======== Data segment

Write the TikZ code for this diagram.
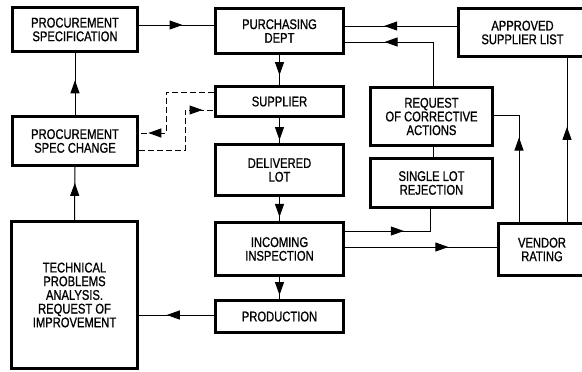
\documentclass[tikz,border=0pt]{standalone}
\usepackage{fontspec}
\setmainfont{Liberation Sans}[FakeStretch=0.8,FakeBold=1]
\usetikzlibrary{arrows.meta,decorations.markings}
\tikzset{
  box/.style={draw, line width=3pt, align=center, inner sep=1pt,
    font=\fontsize{14}{13.7}\selectfont},
  conn/.style={line width=1pt},
  dashconn/.style={line width=1pt, dash pattern=on 6pt off 3pt},
  midarr/.style={decoration={markings,
    mark=at position #1 with {\arrow[solid]{Triangle[length=13pt,width=9pt]}}},
    postaction={decorate}}
}
\begin{document}
\begin{tikzpicture}[x=1pt,y=-1pt]
\useasboundingbox (0,0) rectangle (582,372);
% boxes
\node[box, minimum width=125pt, minimum height=44pt] (pspec) at (75,29.5) {PROCUREMENT\\SPECIFICATION};
\node[box, minimum width=128pt, minimum height=45pt] (purch) at (279.5,31) {PURCHASING\\DEPT};
\node[box, minimum width=128pt, minimum height=48pt] (appr) at (522.5,32.5) {APPROVED\\SUPPLIER LIST};
\node[box, minimum width=128pt, minimum height=30pt] (supp) at (279.5,101.5) {SUPPLIER};
\node[box, minimum width=122pt, minimum height=58pt] (req) at (431.5,116.5) {REQUEST\\OF CORRECTIVE\\ACTIONS};
\node[box, minimum width=122pt, minimum height=49pt] (slr) at (431.5,183) {SINGLE LOT\\REJECTION};
\node[box, minimum width=128pt, minimum height=51pt] (dlot) at (279.5,170) {DELIVERED\\LOT};
\node[box, minimum width=128pt, minimum height=53pt] (inc) at (279.5,249) {INCOMING\\INSPECTION};
\node[box, minimum width=128pt, minimum height=32pt] (prod) at (279.5,316.5) {PRODUCTION};
\node[box, minimum width=87pt, minimum height=52pt] (vend) at (542,249.5) {VENDOR\\RATING};
\node[box, minimum width=125pt, minimum height=49pt] (psc) at (75,141) {PROCUREMENT\\SPEC CHANGE};
\node[box, minimum width=126pt, minimum height=147pt] (tech) at (74.5,295) {TECHNICAL\\PROBLEMS\\ANALYSIS.\\REQUEST OF\\IMPROVEMENT};
% coordinates for bends
\coordinate (c1) at (433,42);
\coordinate (c2) at (430,231);
\coordinate (c3) at (519,115);
\coordinate (c4) at (166,92);
\coordinate (c5) at (166,133);
\coordinate (c6) at (185,150);
\coordinate (c7) at (185,110);
% connectors
\draw[conn, midarr=0.58] (pspec.east |- 0,25) -- (purch.west |- 0,25);
\draw[conn, midarr=0.65] (appr.west |- 0,26) -- (purch.east |- 0,26);
\draw[conn, midarr=0.70] (req.north -| c1) -- (c1) -- (purch.east |- c1);
\draw[conn] (slr.north -| c1) -- (req.south -| c1);
\draw[conn, midarr=0.55] (inc.east |- c2) -- (c2) -- (slr.south -| c2);
\draw[conn, midarr=0.68] (inc.east |- 0,247) -- (vend.west |- 0,247);
\draw[conn, midarr=0.64] (vend.north -| c3) -- (c3) -- (req.east |- c3);
\draw[conn, midarr=0.58] (vend.north -| 567,0) -- (appr.south -| 567,0);
\draw[conn, midarr=0.67] (purch.south) -- (supp.north);
\draw[conn, midarr=0.88] (supp.south) -- (dlot.north);
\draw[conn, midarr=0.83] (dlot.south) -- (inc.north);
\draw[conn, midarr=0.82] (inc.south) -- (prod.north);
\draw[conn, midarr=0.63] (prod.west |- 0,315) -- (tech.east |- 0,315);
\draw[conn, midarr=0.70] (tech.north) -- (psc.south);
\draw[conn, midarr=0.56] (psc.north) -- (pspec.south);
\draw[dashconn, midarr=0.92] (supp.west |- c4) -- (c4) -- (c5) -- (psc.east |- c5);
\draw[dashconn, midarr=0.90] (psc.east |- c6) -- (c6) -- (c7) -- (supp.west |- c7);
\end{tikzpicture}
\end{document}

================

Description of the task:
Leave out the pictures and give the listing above again exactly.

Solution to the problem:
Write the TikZ code for this diagram.
\documentclass[tikz,border=0pt]{standalone}
\usepackage{fontspec}
\setmainfont{Liberation Sans}[FakeStretch=0.8,FakeBold=1]
\usetikzlibrary{arrows.meta,decorations.markings}
\tikzset{
  box/.style={draw, line width=3pt, align=center, inner sep=1pt,
    font=\fontsize{14}{13.7}\selectfont},
  conn/.style={line width=1pt},
  dashconn/.style={line width=1pt, dash pattern=on 6pt off 3pt},
  midarr/.style={decoration={markings,
    mark=at position #1 with {\arrow[solid]{Triangle[length=13pt,width=9pt]}}},
    postaction={decorate}}
}
\begin{document}
\begin{tikzpicture}[x=1pt,y=-1pt]
\useasboundingbox (0,0) rectangle (582,372);
% boxes
\node[box, minimum width=125pt, minimum height=44pt] (pspec) at (75,29.5) {PROCUREMENT\\SPECIFICATION};
\node[box, minimum width=128pt, minimum height=45pt] (purch) at (279.5,31) {PURCHASING\\DEPT};
\node[box, minimum width=128pt, minimum height=48pt] (appr) at (522.5,32.5) {APPROVED\\SUPPLIER LIST};
\node[box, minimum width=128pt, minimum height=30pt] (supp) at (279.5,101.5) {SUPPLIER};
\node[box, minimum width=122pt, minimum height=58pt] (req) at (431.5,116.5) {REQUEST\\OF CORRECTIVE\\ACTIONS};
\node[box, minimum width=122pt, minimum height=49pt] (slr) at (431.5,183) {SINGLE LOT\\REJECTION};
\node[box, minimum width=128pt, minimum height=51pt] (dlot) at (279.5,170) {DELIVERED\\LOT};
\node[box, minimum width=128pt, minimum height=53pt] (inc) at (279.5,249) {INCOMING\\INSPECTION};
\node[box, minimum width=128pt, minimum height=32pt] (prod) at (279.5,316.5) {PRODUCTION};
\node[box, minimum width=87pt, minimum height=52pt] (vend) at (542,249.5) {VENDOR\\RATING};
\node[box, minimum width=125pt, minimum height=49pt] (psc) at (75,141) {PROCUREMENT\\SPEC CHANGE};
\node[box, minimum width=126pt, minimum height=147pt] (tech) at (74.5,295) {TECHNICAL\\PROBLEMS\\ANALYSIS.\\REQUEST OF\\IMPROVEMENT};
% coordinates for bends
\coordinate (c1) at (433,42);
\coordinate (c2) at (430,231);
\coordinate (c3) at (519,115);
\coordinate (c4) at (166,92);
\coordinate (c5) at (166,133);
\coordinate (c6) at (185,150);
\coordinate (c7) at (185,110);
% connectors
\draw[conn, midarr=0.58] (pspec.east |- 0,25) -- (purch.west |- 0,25);
\draw[conn, midarr=0.65] (appr.west |- 0,26) -- (purch.east |- 0,26);
\draw[conn, midarr=0.70] (req.north -| c1) -- (c1) -- (purch.east |- c1);
\draw[conn] (slr.north -| c1) -- (req.south -| c1);
\draw[conn, midarr=0.55] (inc.east |- c2) -- (c2) -- (slr.south -| c2);
\draw[conn, midarr=0.68] (inc.east |- 0,247) -- (vend.west |- 0,247);
\draw[conn, midarr=0.64] (vend.north -| c3) -- (c3) -- (req.east |- c3);
\draw[conn, midarr=0.58] (vend.north -| 567,0) -- (appr.south -| 567,0);
\draw[conn, midarr=0.67] (purch.south) -- (supp.north);
\draw[conn, midarr=0.88] (supp.south) -- (dlot.north);
\draw[conn, midarr=0.83] (dlot.south) -- (inc.north);
\draw[conn, midarr=0.82] (inc.south) -- (prod.north);
\draw[conn, midarr=0.63] (prod.west |- 0,315) -- (tech.east |- 0,315);
\draw[conn, midarr=0.70] (tech.north) -- (psc.south);
\draw[conn, midarr=0.56] (psc.north) -- (pspec.south);
\draw[dashconn, midarr=0.92] (supp.west |- c4) -- (c4) -- (c5) -- (psc.east |- c5);
\draw[dashconn, midarr=0.90] (psc.east |- c6) -- (c6) -- (c7) -- (supp.west |- c7);
\end{tikzpicture}
\end{document}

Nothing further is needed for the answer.